Garten often roasts cauliflower, as she believes this cooking method brings out its natural sweetness. In an Instagram post, she said, "It [cauliflower] browns beautifully when roasted, [and] it makes soups creamy without adding cream." In the same post, the Barefoot Contessa shared that her recipe for open-faced cauliflower toast was creamy and crunchy, and that everyone goes crazy for it. Indeed, the recipe calls for toasted bread that is topped with a mixture of roasted cauliflower, lots of cheeses, and prosciutto. Everything gets heated under the broiler until browned and bubbly.
Garten's affinity for cauliflower goes beyond this popular dish, however. On her website and throughout several of her cookbooks, she shares recipes for such dishes as cauliflower gratin, baked shells and cauliflower, celery root and cauliflower puree, and roasted cauliflower with lemon and capers.
Cauliflower is gaining in popularity
The first time I roasted cauliflower, I remember wondering why I hadn't done so much earlier in my life. Like Ina Garten said, the vegetable came out of the oven perfectly browned and caramelized, with a pleasant sweetness that made me eat the entire pan of veggies by myself. The recipe I used involved tossing cauliflower florets with olive oil, salt, chopped garlic, ground cumin and ground coriander. When it came out of the oven, I sprinkled on a squeeze of fresh lemon juice, chopped tomatoes, and chopped cilantro (which is one ingredient you'd never find in Garten's kitchen). Sure enough, when I made the recipe again for my husband, I had to fight to keep him from eating the whole dish himself.
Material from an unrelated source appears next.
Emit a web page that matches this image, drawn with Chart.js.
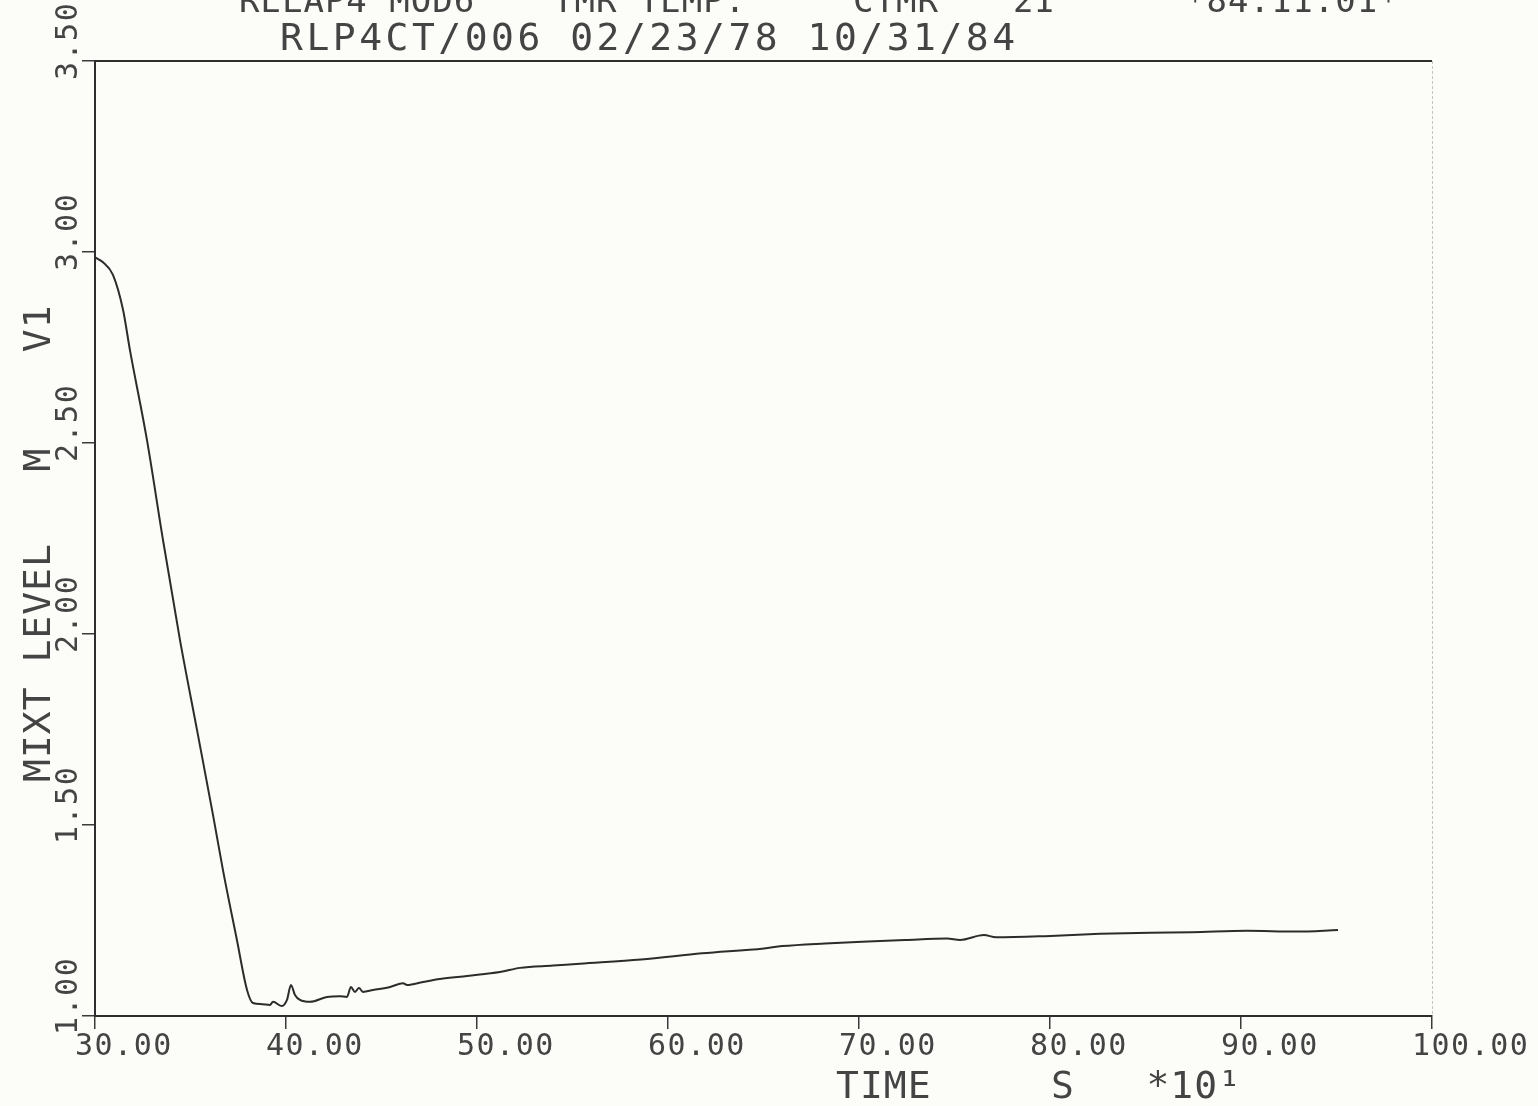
<!DOCTYPE html>
<html>
<head>
<meta charset="utf-8">
<script src="https://cdn.jsdelivr.net/npm/chart.js@4.4.1/dist/chart.umd.min.js"></script>
<style>
  html, body { margin: 0; padding: 0; background: #fcfcf8; }
  #wrap { width: 1538px; height: 1106px; }
</style>
</head>
<body>
<div id="wrap"><canvas id="plot" width="1538" height="1106"></canvas></div>
<script>
// Mixture level in volume V1 (m) against time (s, scaled by 10^1)
const timeS10 = [
  30.00, 30.42, 30.94, 31.47, 31.83, 32.72, 33.56, 34.45, 35.34, 36.18,
  36.70, 37.43, 37.96, 38.27, 38.74, 39.16, 39.32, 39.79, 40.05, 40.26,
  40.47, 40.73, 41.26, 42.15, 42.83, 43.19, 43.40, 43.61, 43.82, 44.03,
  44.55, 45.45, 46.13, 46.34, 47.17, 48.06, 49.48, 51.20, 52.25, 53.98,
  55.39, 58.59, 61.78, 65.03, 65.97, 68.22, 70.47, 72.41, 74.61, 75.29,
  76.54, 77.17, 79.74, 82.62, 85.24, 87.43, 90.31, 92.88, 95.08
];
const mixtLevel = [
  2.986, 2.973, 2.940, 2.848, 2.743, 2.508, 2.246, 1.984, 1.749, 1.526,
  1.382, 1.199, 1.068, 1.034, 1.031, 1.029, 1.037, 1.026, 1.042, 1.081,
  1.055, 1.042, 1.037, 1.050, 1.052, 1.050, 1.076, 1.063, 1.073, 1.063,
  1.068, 1.076, 1.086, 1.081, 1.089, 1.097, 1.105, 1.115, 1.126, 1.132,
  1.137, 1.148, 1.164, 1.177, 1.183, 1.190, 1.195, 1.199, 1.203, 1.199,
  1.212, 1.206, 1.209, 1.215, 1.218, 1.219, 1.223, 1.221, 1.225
];

// Axis ticks
const xTickValues = [30, 40, 50, 60, 70, 80, 90, 100];
const yTickValues = [1.00, 1.50, 2.00, 2.50, 3.00, 3.50];

// Header and axis titles
const headerLine1 = [
  { x: 239, text: "RELAP4 MOD6" },
  { x: 553, text: "TMR TEMP." },
  { x: 853, text: "CTMR" },
  { x: 1013, text: "2I" },
  { x: 1185, text: "*84.11.01*" }
];
const headerLine2 = "RLP4CT/006 02/23/78 10/31/84";
const xAxisTitle = "TIME     S   *10\u00B9";
const yAxisTitle = "MIXT LEVEL   M    V1";

const INK = '#444444';
const MONO = "'DejaVu Sans Mono', 'Liberation Mono', monospace";

const plotterText = {
  id: 'plotterText',
  beforeDraw(chart) {
    const ctx = chart.ctx;
    ctx.save();
    ctx.fillStyle = '#fcfcf8';
    ctx.fillRect(0, 0, chart.width, chart.height);
    ctx.restore();
    // spacing for the tick labels drawn by the x scale
    ctx.letterSpacing = '1.5px';
  },
  afterDraw(chart) {
    const ctx = chart.ctx;
    const area = chart.chartArea;
    const yScale = chart.scales.y;

    ctx.save();
    // top frame line
    ctx.strokeStyle = '#2e2e2e';
    ctx.lineWidth = 2;
    ctx.beginPath();
    ctx.moveTo(area.left, area.top);
    ctx.lineTo(area.right, area.top);
    ctx.stroke();
    // faint right frame line
    ctx.strokeStyle = '#c4c4c0';
    ctx.lineWidth = 1;
    ctx.setLineDash([3, 2]);
    ctx.beginPath();
    ctx.moveTo(area.right + 0.5, area.top);
    ctx.lineTo(area.right + 0.5, area.bottom);
    ctx.stroke();
    ctx.setLineDash([]);

    ctx.fillStyle = INK;

    // rotated y tick labels, reading bottom to top from just below each tick
    ctx.font = '30px ' + MONO;
    ctx.letterSpacing = '1.5px';
    ctx.textAlign = 'left';
    ctx.textBaseline = 'alphabetic';
    yScale.ticks.forEach(t => {
      const py = yScale.getPixelForValue(t.value);
      ctx.save();
      ctx.translate(77, py + 19);
      ctx.rotate(-Math.PI / 2);
      ctx.fillText(t.value.toFixed(2), 0, 0);
      ctx.restore();
    });

    // y axis title
    ctx.font = '38px ' + MONO;
    ctx.letterSpacing = '1px';
    ctx.save();
    ctx.translate(50, 782);
    ctx.rotate(-Math.PI / 2);
    ctx.fillText(yAxisTitle, 0, 0);
    ctx.restore();

    // x axis title
    ctx.fillText(xAxisTitle, 836, 1098);

    // header lines (the first one runs off the top edge)
    ctx.letterSpacing = '3.5px';
    ctx.fillText(headerLine2, 280, 50);
    ctx.font = '34px ' + MONO;
    ctx.letterSpacing = '1px';
    headerLine1.forEach(p => ctx.fillText(p.text, p.x, 12));
    ctx.restore();
  }
};

const points = timeS10.map((t, i) => ({ x: t, y: mixtLevel[i] }));

new Chart(document.getElementById('plot'), {
  type: 'line',
  data: {
    datasets: [{
      data: points,
      borderColor: '#2c2c2c',
      borderWidth: 2,
      pointRadius: 0,
      fill: false,
      cubicInterpolationMode: 'monotone'
    }]
  },
  options: {
    responsive: false,
    animation: false,
    devicePixelRatio: 1,
    layout: { padding: { top: 61, right: 106, left: 0, bottom: 0 } },
    plugins: { legend: { display: false }, tooltip: { enabled: false }, title: { display: false } },
    scales: {
      x: {
        type: 'linear',
        min: xTickValues[0],
        max: xTickValues[xTickValues.length - 1],
        afterBuildTicks(scale) { scale.ticks = xTickValues.map(v => ({ value: v })); },
        afterFit(scale) { scale.height = 90; scale.paddingLeft = 0; scale.paddingRight = 0; },
        ticks: {
          callback: v => Number(v).toFixed(2),
          font: { family: MONO, size: 30 },
          color: INK,
          align: 'start',
          labelOffset: -20,
          padding: 0,
          maxRotation: 0,
          autoSkip: false
        },
        grid: { drawOnChartArea: false, drawTicks: true, tickLength: 13, color: '#3a3a3a', lineWidth: 1.5 },
        border: { display: true, color: '#2e2e2e', width: 2 }
      },
      y: {
        type: 'linear',
        min: yTickValues[0],
        max: yTickValues[yTickValues.length - 1],
        afterBuildTicks(scale) { scale.ticks = yTickValues.map(v => ({ value: v })); },
        afterFit(scale) { scale.width = 95; scale.paddingTop = 0; scale.paddingBottom = 0; },
        ticks: { display: false },
        grid: { drawOnChartArea: false, drawTicks: true, tickLength: 13, color: '#3a3a3a', lineWidth: 1.5 },
        border: { display: true, color: '#2e2e2e', width: 2 }
      }
    }
  },
  plugins: [plotterText]
});
</script>
</body>
</html>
Although it may still be slightly underrated, cauliflower is increasingly entering the radars of home cooks and restaurants, undoubtedly thanks to Garten and other celebrity cooks and chefs who are highlighting the veggie platter staple. Cauliflower pizza crust is broadly recognized and now often seen in pizzerias (I swear, it miraculously tastes just like regular pizza crust). More and more people are making cauliflower rice at home (or picking it up in the freezer section of the grocery store), and I've seen the white veggie used to make things like tacos, "steaks," kung pao entrees, even cauliflower parmesan (where it's a dupe for chicken and pairs well with farro salad, Garten's favorite side dish).